Colgrove found it to be informative and insightful and thought it was something to be had at the church in Demopolis.

“It was put together by a pastor in Little Rock, Ark., named Robert Lewis,” he said. “I went to church at Valley View Baptist Church in Tuscaloosa, and we had it there.

“He wrote three years’ worth of courses. The first year is called ‘Quest for Authentic Manhood,’ and that’s what we’re doing here. It’s a 24-session study, and we do 12 weeks in each semester, following the school schedule. We’ll start back again on Jan. 13.”

Once the classes begin on Wednesday, Jan. 13, they will meet each Wednesday at 6 a.m. at the church.

“The first thing you do is look back,” Colgrove said. “We call it ‘unpacking our suitcases.’ We look back at the things that guide us to where we are now, that made us the men that we are now. We assess that, then we determine how we move forward.

“We deal with past wounds — the ‘absent father’ wound, the ‘overly bonded with mother’ wound, the ‘all alone’ wound and the ‘heart’ wound — then we start forward and start putting together our Biblical definition of manhood. We start learning to be authentic men according to what the Scripture states we should be, the way God tells us.”

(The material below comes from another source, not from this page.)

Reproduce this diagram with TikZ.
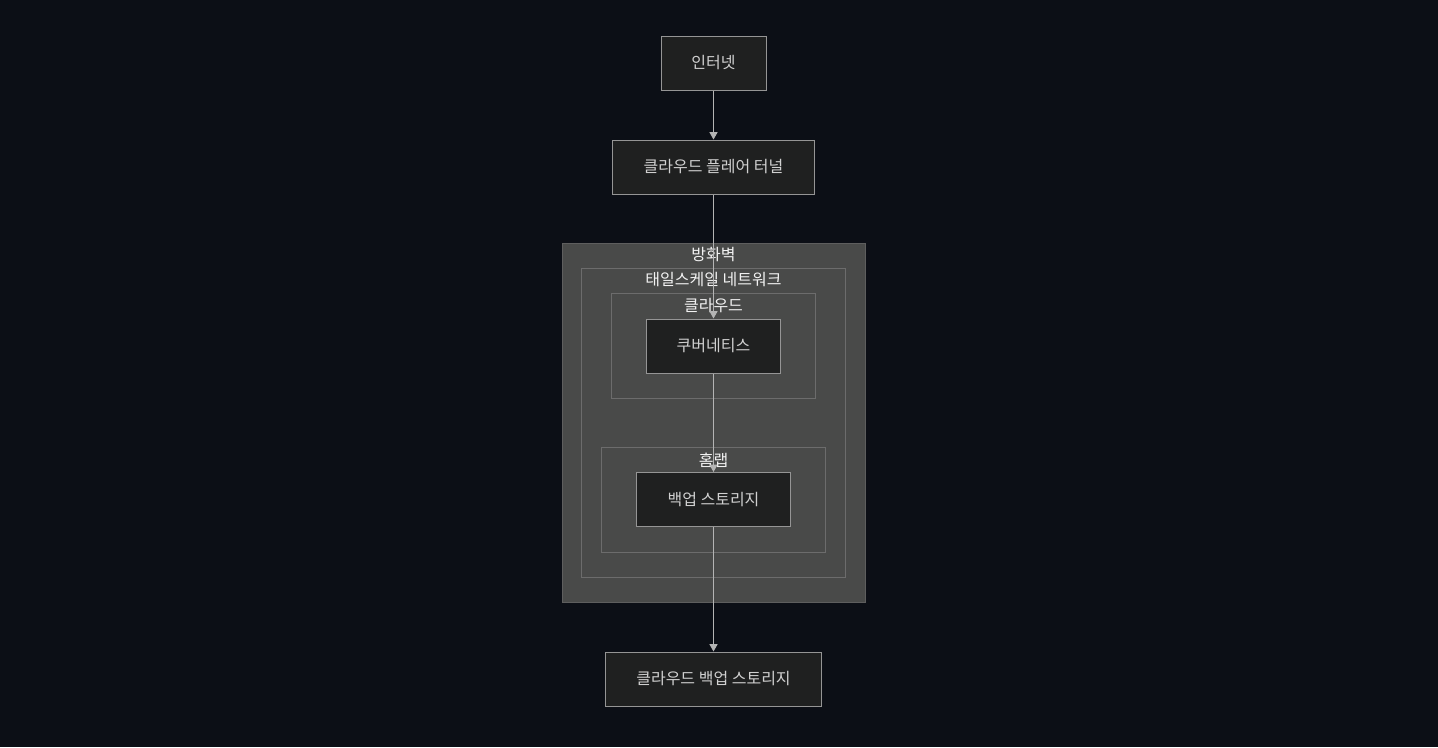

Through the program, men learn how to deal with their many relationships: their relationship with Christ, their relationship with their wives and family and their relationship with other men, as well as how to become mentors.

“The course is open to anybody,” Colgrove said. “We encourage men to bring their teenage sons during the second semester, but they need to be in the 11th or 12th grade so they can start to pick up on it well. But, the course is open to anyone, whether they are a believer or not, any man, any denomination. It’s a community study of how to better us as men.

“We meet from 6 to 7 a.m., and we go through the study for that week. Then, we break into small groups from 7 to 7:30 and discuss what we talked about earlier.

“It really gives men a time of getting to know each other and open their hearts to each other and sharing their lives with each other.”

When the three-year program is completed, it starts all over again, enabling others to join in or allow those who have taken the course to help with the instruction or take it again to get even more out of the program.

In sharing their lives and experiences — something that some feel makes men seem weak — men actually become stronger in knowing that others have gone through the same trials and ask the same questions that they do.

The “Men’s Fraternity” program helps bring men together and find that they not only share much in common with their earthly lives, but can build each other and strengthen each other spiritually as well.

Anyone can join in the course at any time at the First United Methodist Church.